I then went on to experience things I never would have been able to experience had I been stuck behind a desk doing what I had always done. I had the opportunity to lead the Blockchain Association of NZ, to talk about Bitcoin on national radio, to be invited as a keynote speaker at an annual corporate gathering, to create blockchain courses, and to meet true leaders in the blockchain space.

Writing a book was always something I contemplated but it felt like the hardest thing in the world. Where do you start? How do you start? Do you really know what you’re getting yourself into? Luckily I didn’t and like they say, when ignorance is bliss…

I ended up working on the book with Thomas reliving the history of the rise of cryptocurrencies, blockchains and tokens. The motivation for the book was really to contribute to this amazing industry that is more than just about technology and crazy crypto money. It is about society, understanding what money really is, and most important of all, the concept of trust. The goal was to tell a story of the craziness of blockchains, ICOs and tokens for our future selves when we look back at this particular moment in history. Of course the story is still unfolding.

The book is targeted towards those new to or curious about this industry explaining the basic concepts and documenting ICOs or Initial Coin Offerings that rose to their peak in 2017 where billions of dollars were made and trillions of tokens were created. I spent almost a year researching with Thomas and eventually produced a book that was published in October 2018. Small plug, the book is available at Amazon or the Packt website or contact me directly.

The process of writing a book changes you as a person. Self-doubt lives with you constantly. What if I write something wrong. What if people criticises it, or criticises me? I had to constantly remind myself though what if I don’t do this? If I quit, what will my peers think of me? What will my kids think of me? Luckily I had a great team around me. Thomas of course was a veteran so it was a privilege to work with him pushing me all the way and without the publisher, this book would never have happened so thank you as well!

I am very grateful to all those I have met on my journey thus far and also to those I have never met but communicated virtually via the likes of Twitter. There have been a few haters along the way but I openly and gratefully take the good and the bad. I don’t get bitter, but get better and negative feedback is fuel for the fire. Feedback, as they say is the breakfast of champions.

I’ve always taken the view that learning is doing.
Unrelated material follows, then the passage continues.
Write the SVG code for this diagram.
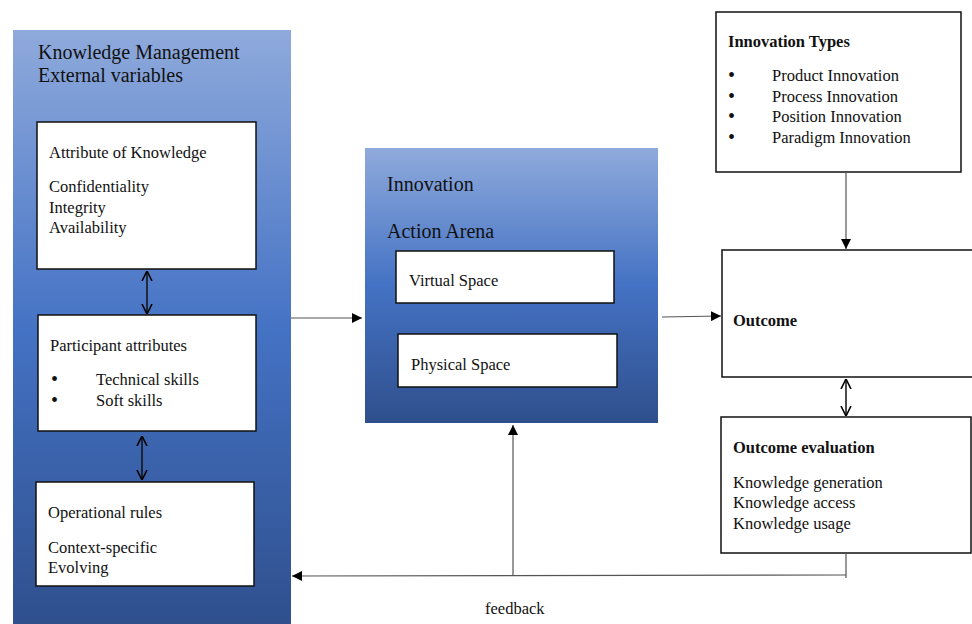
<svg xmlns="http://www.w3.org/2000/svg" width="972" height="624" viewBox="0 0 972 624">
<defs>
<linearGradient id="g1" x1="0" y1="0" x2="0" y2="1">
<stop offset="0" stop-color="#8FAADC"/>
<stop offset="0.5" stop-color="#4472C4"/>
<stop offset="1" stop-color="#2F4F8C"/>
</linearGradient>
<marker id="ah" viewBox="0 0 10 10" refX="10" refY="5" markerWidth="10" markerHeight="10" markerUnits="userSpaceOnUse" orient="auto-start-reverse">
<path d="M0,0 L10,5 L0,10 z" fill="#000"/>
</marker>
<marker id="oh" viewBox="0 0 10 10" refX="10" refY="5" markerWidth="10" markerHeight="12" markerUnits="userSpaceOnUse" orient="auto-start-reverse">
<path d="M0,0 L10,5 L0,10" fill="none" stroke="#000" stroke-width="1.6"/>
</marker>
</defs>
<style>
text{font-family:"Liberation Serif","Times New Roman",serif;fill:#111;font-size:16.5px}
.t{font-size:20px}
.b{font-weight:bold}
.bl{font-size:20px}
.box{fill:#fff;stroke:#111;stroke-width:1.5}
.c{stroke:#555;stroke-width:1.2;fill:none}
.d{stroke:#111;stroke-width:1.5;fill:none}
</style>
<rect width="972" height="624" fill="#fff"/>
<g id="km-panel">
<rect x="13" y="30" width="278" height="600" fill="url(#g1)"/>
<text class="t" x="38" y="59">Knowledge Management</text>
<text class="t" x="38" y="82">External variables</text>
</g>
<g id="attr-knowledge">
<rect class="box" x="37" y="122" width="219" height="147"/>
<text x="49" y="158">Attribute of Knowledge</text>
<text x="49" y="192">Confidentiality</text>
<text x="49" y="213">Integrity</text>
<text x="49" y="233">Availability</text>
</g>
<g id="participant">
<rect class="box" x="38" y="315" width="218" height="116"/>
<text x="50" y="351">Participant attributes</text>
<text class="bl" x="51" y="386">•</text>
<text x="96" y="385">Technical  skills</text>
<text class="bl" x="51" y="407">•</text>
<text x="96" y="406">Soft skills</text>
</g>
<g id="operational">
<rect class="box" x="36" y="482" width="218" height="104"/>
<text x="48" y="518">Operational rules</text>
<text x="48" y="553">Context-specific</text>
<text x="48" y="573">Evolving</text>
</g>
<g id="arena">
<rect x="365" y="148" width="293" height="275" fill="url(#g1)"/>
<text class="t" x="387" y="191">Innovation</text>
<text class="t" x="387" y="238">Action Arena</text>
</g>
<g id="virtual">
<rect class="box" x="396" y="251" width="218" height="52"/>
<text x="409" y="286">Virtual Space</text>
</g>
<g id="physical">
<rect class="box" x="398" y="334" width="219" height="53"/>
<text x="411" y="370">Physical  Space</text>
</g>
<g id="types">
<rect class="box" x="716" y="12" width="245" height="160"/>
<text class="b" x="728" y="47">Innovation Types</text>
<text class="bl" x="728" y="82">•</text><text x="772" y="81">Product Innovation</text>
<text class="bl" x="728" y="103">•</text><text x="772" y="102">Process Innovation</text>
<text class="bl" x="728" y="123">•</text><text x="772" y="122">Position Innovation</text>
<text class="bl" x="728" y="144">•</text><text x="772" y="143">Paradigm Innovation</text>
</g>
<g id="outcome">
<rect class="box" x="722" y="250" width="260" height="127"/>
<text class="b" x="733" y="326">Outcome</text>
</g>
<g id="evaluation">
<rect class="box" x="721" y="417" width="250" height="136"/>
<text class="b" x="733" y="453">Outcome evaluation</text>
<text x="733" y="488">Knowledge generation</text>
<text x="733" y="508">Knowledge access</text>
<text x="733" y="529">Knowledge usage</text>
</g>
<g id="connectors">
<line class="d" x1="147" y1="271" x2="147" y2="314" marker-start="url(#oh)" marker-end="url(#oh)"/>
<line class="d" x1="142" y1="436" x2="142" y2="480" marker-start="url(#oh)" marker-end="url(#oh)"/>
<line class="d" x1="846" y1="379" x2="846" y2="416" marker-start="url(#oh)" marker-end="url(#oh)"/>
<line class="c" x1="291" y1="318" x2="362" y2="318" marker-end="url(#ah)"/>
<line class="c" x1="662" y1="317" x2="721" y2="316" marker-end="url(#ah)"/>
<line class="c" x1="846" y1="172" x2="846" y2="249" marker-end="url(#ah)"/>
<polyline class="c" points="846,553 846,578"/>
<line class="c" x1="846" y1="575" x2="292" y2="576" marker-end="url(#ah)"/>
<line class="c" x1="513" y1="575" x2="513" y2="425" marker-end="url(#ah)"/>
</g>
<g id="feedback-label">
<text x="485" y="614">feedback</text>
</g>
</svg>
Education is constantly changing and with the Internet providing information at our finger tips, it has become even more important to be able to understand and memorise, to comprehend and apply, and finally to share and enjoy.

Statistically speaking, with only around 1.6 billion heart beats left on this planet, I still have time to do good in this world, to make a difference, and to help others. Let me leave you with this final thought. How many heart beats do you have left and what difference do you want to make in this world?